▶ _REQUIRED TASK_
From the first line of the listing below to the line with "(0,0) rectangle (513,893);", print each line exactly, and nothing more. Leave out the pictures.

[Rows from a dataset of charts and code]
·····
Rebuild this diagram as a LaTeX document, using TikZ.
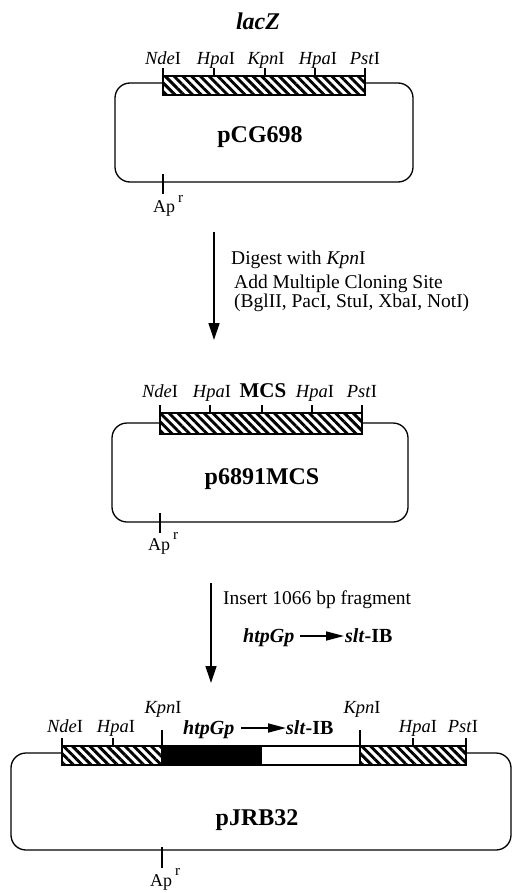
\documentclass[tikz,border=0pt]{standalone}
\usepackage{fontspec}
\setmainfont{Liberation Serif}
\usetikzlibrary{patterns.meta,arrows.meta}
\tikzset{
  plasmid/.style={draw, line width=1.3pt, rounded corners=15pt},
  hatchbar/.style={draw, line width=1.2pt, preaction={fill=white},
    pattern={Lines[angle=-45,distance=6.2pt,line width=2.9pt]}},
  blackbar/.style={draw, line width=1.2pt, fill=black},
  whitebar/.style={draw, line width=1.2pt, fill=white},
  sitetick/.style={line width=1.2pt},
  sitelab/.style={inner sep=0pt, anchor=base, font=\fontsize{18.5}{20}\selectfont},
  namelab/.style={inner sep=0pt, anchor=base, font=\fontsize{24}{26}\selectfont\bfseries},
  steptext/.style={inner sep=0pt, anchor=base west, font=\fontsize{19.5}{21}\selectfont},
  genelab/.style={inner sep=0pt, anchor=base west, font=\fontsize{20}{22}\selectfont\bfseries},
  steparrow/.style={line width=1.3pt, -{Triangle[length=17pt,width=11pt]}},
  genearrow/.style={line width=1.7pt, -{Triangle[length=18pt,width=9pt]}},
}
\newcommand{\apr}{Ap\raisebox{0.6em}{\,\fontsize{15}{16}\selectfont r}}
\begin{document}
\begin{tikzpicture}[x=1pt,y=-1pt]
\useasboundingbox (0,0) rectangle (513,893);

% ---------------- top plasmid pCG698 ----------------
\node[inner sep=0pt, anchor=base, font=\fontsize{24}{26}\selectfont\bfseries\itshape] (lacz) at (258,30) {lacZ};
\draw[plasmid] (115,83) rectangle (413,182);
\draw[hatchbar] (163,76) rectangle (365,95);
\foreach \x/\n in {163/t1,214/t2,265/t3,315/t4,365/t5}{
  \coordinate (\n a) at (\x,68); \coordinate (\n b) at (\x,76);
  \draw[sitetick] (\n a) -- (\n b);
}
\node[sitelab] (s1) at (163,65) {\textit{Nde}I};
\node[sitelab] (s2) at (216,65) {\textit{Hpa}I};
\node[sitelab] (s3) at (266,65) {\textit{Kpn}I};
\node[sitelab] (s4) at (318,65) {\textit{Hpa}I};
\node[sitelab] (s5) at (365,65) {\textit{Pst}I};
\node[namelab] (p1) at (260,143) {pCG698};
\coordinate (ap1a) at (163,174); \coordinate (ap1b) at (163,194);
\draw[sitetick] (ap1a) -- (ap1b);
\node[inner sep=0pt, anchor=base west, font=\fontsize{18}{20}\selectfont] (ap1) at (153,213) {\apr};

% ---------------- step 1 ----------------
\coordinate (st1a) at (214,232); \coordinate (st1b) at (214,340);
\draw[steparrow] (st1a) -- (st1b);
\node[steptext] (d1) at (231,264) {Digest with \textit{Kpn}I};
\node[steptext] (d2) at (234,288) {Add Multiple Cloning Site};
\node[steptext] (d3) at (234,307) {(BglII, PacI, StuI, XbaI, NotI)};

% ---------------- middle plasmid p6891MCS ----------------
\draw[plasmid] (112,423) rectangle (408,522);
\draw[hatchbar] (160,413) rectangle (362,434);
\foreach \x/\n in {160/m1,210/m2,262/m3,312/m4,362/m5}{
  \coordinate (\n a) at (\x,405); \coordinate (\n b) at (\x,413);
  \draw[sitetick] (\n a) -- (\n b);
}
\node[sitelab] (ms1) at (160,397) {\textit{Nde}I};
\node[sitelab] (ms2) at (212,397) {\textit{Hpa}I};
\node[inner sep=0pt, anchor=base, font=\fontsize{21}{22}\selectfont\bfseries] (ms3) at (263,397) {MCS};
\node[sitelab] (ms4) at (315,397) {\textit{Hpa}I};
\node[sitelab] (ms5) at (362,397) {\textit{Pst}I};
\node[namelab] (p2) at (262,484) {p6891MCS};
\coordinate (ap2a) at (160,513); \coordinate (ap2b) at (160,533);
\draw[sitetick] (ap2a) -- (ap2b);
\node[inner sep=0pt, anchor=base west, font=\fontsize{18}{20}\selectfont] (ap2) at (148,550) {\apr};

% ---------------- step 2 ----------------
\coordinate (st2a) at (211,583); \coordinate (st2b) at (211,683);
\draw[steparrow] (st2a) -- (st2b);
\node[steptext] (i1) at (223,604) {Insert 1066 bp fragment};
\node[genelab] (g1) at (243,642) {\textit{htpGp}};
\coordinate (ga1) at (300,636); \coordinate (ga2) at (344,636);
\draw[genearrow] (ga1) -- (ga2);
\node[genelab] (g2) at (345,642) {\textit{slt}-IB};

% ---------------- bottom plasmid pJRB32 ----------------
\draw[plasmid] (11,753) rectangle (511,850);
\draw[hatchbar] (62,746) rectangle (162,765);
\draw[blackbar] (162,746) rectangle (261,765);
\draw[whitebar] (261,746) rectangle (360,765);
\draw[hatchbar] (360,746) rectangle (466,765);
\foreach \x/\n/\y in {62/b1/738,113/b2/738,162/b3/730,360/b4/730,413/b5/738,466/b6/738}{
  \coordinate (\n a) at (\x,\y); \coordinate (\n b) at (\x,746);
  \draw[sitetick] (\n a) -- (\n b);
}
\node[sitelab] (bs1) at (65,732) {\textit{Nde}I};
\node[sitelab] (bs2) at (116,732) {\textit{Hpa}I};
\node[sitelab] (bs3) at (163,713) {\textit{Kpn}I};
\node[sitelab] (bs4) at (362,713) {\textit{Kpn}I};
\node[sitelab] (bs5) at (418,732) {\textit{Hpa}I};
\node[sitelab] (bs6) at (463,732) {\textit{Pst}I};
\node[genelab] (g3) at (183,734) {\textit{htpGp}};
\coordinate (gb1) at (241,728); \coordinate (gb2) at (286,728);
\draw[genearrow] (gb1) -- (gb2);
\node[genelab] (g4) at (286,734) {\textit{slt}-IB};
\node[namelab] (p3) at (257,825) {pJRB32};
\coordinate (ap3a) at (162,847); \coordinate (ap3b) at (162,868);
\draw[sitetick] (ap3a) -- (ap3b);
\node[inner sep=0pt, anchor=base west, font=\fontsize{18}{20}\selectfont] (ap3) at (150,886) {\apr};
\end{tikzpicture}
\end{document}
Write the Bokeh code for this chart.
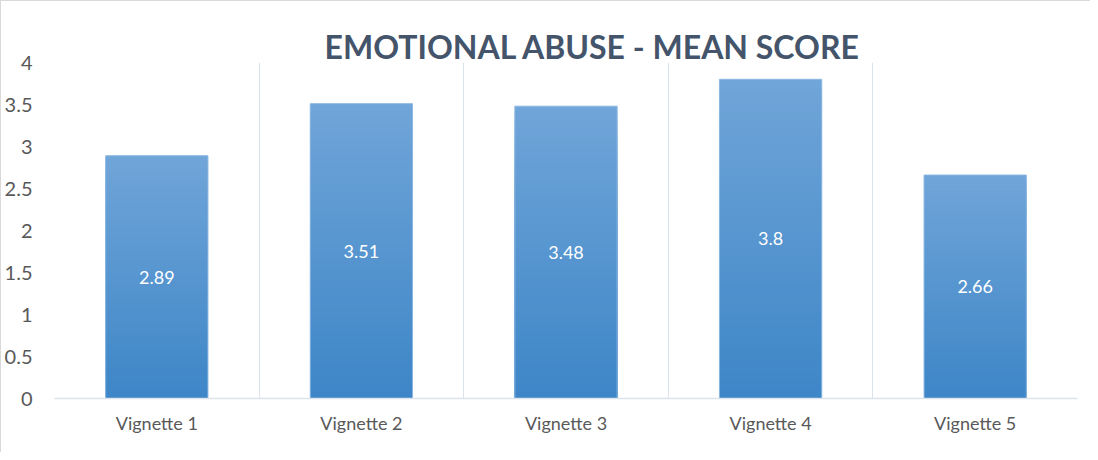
·····
▶ _EXERCISE RESULT_
Rebuild this diagram as a LaTeX document, using TikZ.
\documentclass[tikz,border=0pt]{standalone}
\usepackage{fontspec}
\setmainfont{Liberation Serif}
\usetikzlibrary{patterns.meta,arrows.meta}
\tikzset{
  plasmid/.style={draw, line width=1.3pt, rounded corners=15pt},
  hatchbar/.style={draw, line width=1.2pt, preaction={fill=white},
    pattern={Lines[angle=-45,distance=6.2pt,line width=2.9pt]}},
  blackbar/.style={draw, line width=1.2pt, fill=black},
  whitebar/.style={draw, line width=1.2pt, fill=white},
  sitetick/.style={line width=1.2pt},
  sitelab/.style={inner sep=0pt, anchor=base, font=\fontsize{18.5}{20}\selectfont},
  namelab/.style={inner sep=0pt, anchor=base, font=\fontsize{24}{26}\selectfont\bfseries},
  steptext/.style={inner sep=0pt, anchor=base west, font=\fontsize{19.5}{21}\selectfont},
  genelab/.style={inner sep=0pt, anchor=base west, font=\fontsize{20}{22}\selectfont\bfseries},
  steparrow/.style={line width=1.3pt, -{Triangle[length=17pt,width=11pt]}},
  genearrow/.style={line width=1.7pt, -{Triangle[length=18pt,width=9pt]}},
}
\newcommand{\apr}{Ap\raisebox{0.6em}{\,\fontsize{15}{16}\selectfont r}}
\begin{document}
\begin{tikzpicture}[x=1pt,y=-1pt]
\useasboundingbox (0,0) rectangle (513,893);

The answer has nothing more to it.